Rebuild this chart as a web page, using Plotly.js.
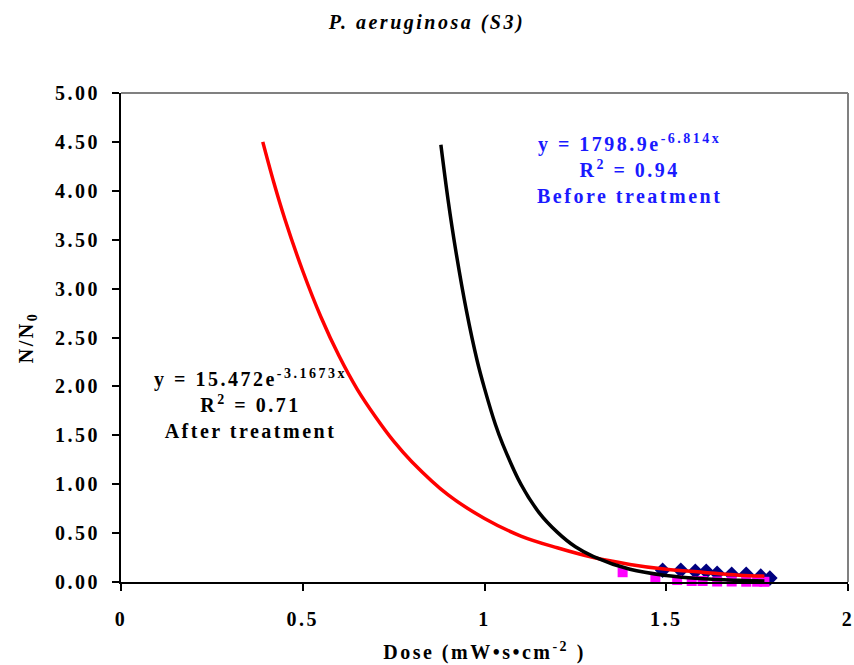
<!DOCTYPE html>
<html>
<head>
<meta charset="utf-8">
<script src="https://cdn.plot.ly/plotly-3.0.1.min.js"></script>
<style>
html,body{margin:0;padding:0;background:#fff;}
#chart{width:854px;height:665px;}
svg text{letter-spacing:2.5px;}
</style>
</head>
<body>
<div id="chart"></div>
<script>
const beforeX = [1.49, 1.54, 1.58, 1.61, 1.64, 1.68, 1.72, 1.76, 1.785];
const beforeY = [0.12, 0.12, 0.11, 0.11, 0.09, 0.08, 0.08, 0.06, 0.04];
const afterX = [1.38, 1.47, 1.53, 1.57, 1.60, 1.64, 1.68, 1.72, 1.75, 1.77];
const afterY = [0.10, 0.04, 0.02, 0.01, 0.01, 0.005, 0.005, 0.003, 0.003, 0.002];

// Trend lines
const trendAfterX = [0.39, 0.42, 0.45, 0.5, 0.55, 0.6, 0.65, 0.7, 0.75, 0.8, 0.9, 1.0, 1.1, 1.2, 1.3, 1.4, 1.5, 1.6, 1.7, 1.77];
const trendAfterY = [4.50, 4.09, 3.72, 3.18, 2.71, 2.31, 1.97, 1.69, 1.44, 1.23, 0.89, 0.65, 0.47, 0.35, 0.25, 0.18, 0.13, 0.10, 0.07, 0.06];
const trendBeforeX = [0.88, 0.9, 0.92, 0.95, 0.98, 1.0, 1.03, 1.05, 1.1, 1.15, 1.2, 1.25, 1.3, 1.4, 1.5, 1.6, 1.7, 1.77];
const trendBeforeY = [4.47, 3.90, 3.41, 2.78, 2.26, 1.98, 1.61, 1.41, 1.00, 0.71, 0.51, 0.36, 0.26, 0.13, 0.066, 0.033, 0.017, 0.010];

const xTicks = [0, 0.5, 1, 1.5, 2];
const xTickText = ['0', '0.5', '1', '1.5', '2'];
const yTicks = [0, 0.5, 1, 1.5, 2, 2.5, 3, 3.5, 4, 4.5, 5];
const yTickText = ['0.00', '0.50', '1.00', '1.50', '2.00', '2.50', '3.00', '3.50', '4.00', '4.50', '5.00'];

const serif = 'Liberation Serif, Times New Roman, serif';

const traces = [
  {x: beforeX, y: beforeY, mode: 'markers', type: 'scatter', cliponaxis: false,
   marker: {symbol: 'diamond', color: '#000080', size: 12}},
  {x: afterX, y: afterY, mode: 'markers', type: 'scatter', cliponaxis: false,
   marker: {symbol: 'square', color: '#FF00FF', size: 10}},
  {x: trendAfterX, y: trendAfterY, mode: 'lines', type: 'scatter',
   line: {color: '#FF0000', width: 3.5, shape: 'spline'}},
  {x: trendBeforeX, y: trendBeforeY, mode: 'lines', type: 'scatter',
   line: {color: '#000000', width: 3.5, shape: 'spline'}}
];

const layout = {
  width: 854, height: 665,
  margin: {l: 121, r: 6, t: 93, b: 83},
  paper_bgcolor: '#fff', plot_bgcolor: '#fff',
  showlegend: false,
  title: {text: '<b><i>P. aeruginosa (S3)</i></b>', x: 0.5, xref: 'container', xanchor: 'center',
          y: 0.967, yref: 'container', yanchor: 'middle',
          font: {family: serif, size: 20, color: '#000'}},
  xaxis: {range: [0, 2], tickvals: xTicks, ticktext: xTickText, showgrid: false, zeroline: false,
          showline: true, linecolor: '#000', linewidth: 2, ticks: 'outside', ticklen: 7, tickwidth: 2, tickcolor: '#000',
          ticklabelstandoff: 11, ticklabeloverflow: 'allow',
          tickfont: {family: serif, size: 20, color: '#000', weight: 'bold'},
          title: {text: '<b>Dose (mW•s•cm<sup>-2</sup> )</b>', standoff: 16, font: {family: serif, size: 20, color: '#000'}}},
  yaxis: {range: [0, 5], tickvals: yTicks, ticktext: yTickText, showgrid: false, zeroline: false,
          showline: true, linecolor: '#000', linewidth: 2, ticks: 'outside', ticklen: 7, tickwidth: 2, tickcolor: '#000',
          ticklabelstandoff: 8, ticklabeloverflow: 'allow',
          tickfont: {family: serif, size: 20, color: '#000', weight: 'bold'},
          title: {text: '<b>N/N<sub>0</sub></b>', standoff: 16, font: {family: serif, size: 20, color: '#000'}}},
  shapes: [
    {type: 'line', xref: 'paper', yref: 'paper', x0: 0, x1: 1, y0: 1, y1: 1, line: {color: '#808080', width: 2}},
    {type: 'line', xref: 'paper', yref: 'paper', x0: 1, x1: 1, y0: 0, y1: 1, line: {color: '#808080', width: 2}}
  ],
  annotations: [
    {xref: 'x', yref: 'y', x: 1.40, y: 4.22, showarrow: false, align: 'center',
     text: '<b>y = 1798.9e<sup>-6.814x</sup><br>R<sup>2</sup> = 0.94<br>Before treatment</b>',
     font: {family: serif, size: 20, color: '#1a1aff'}},
    {xref: 'x', yref: 'y', x: 0.355, y: 1.82, showarrow: false, align: 'center',
     text: '<b>y = 15.472e<sup>-3.1673x</sup><br>R<sup>2</sup> = 0.71<br>After treatment</b>',
     font: {family: serif, size: 20, color: '#000'}}
  ]
};

Plotly.newPlot('chart', traces, layout, {displayModeBar: false, staticPlot: true});
</script>
</body>
</html>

WHAT YOU SHOULD DO: State how many lines of the data include the word "chart", with nothing else.

OUTPUT FOR THIS EXERCISE: 4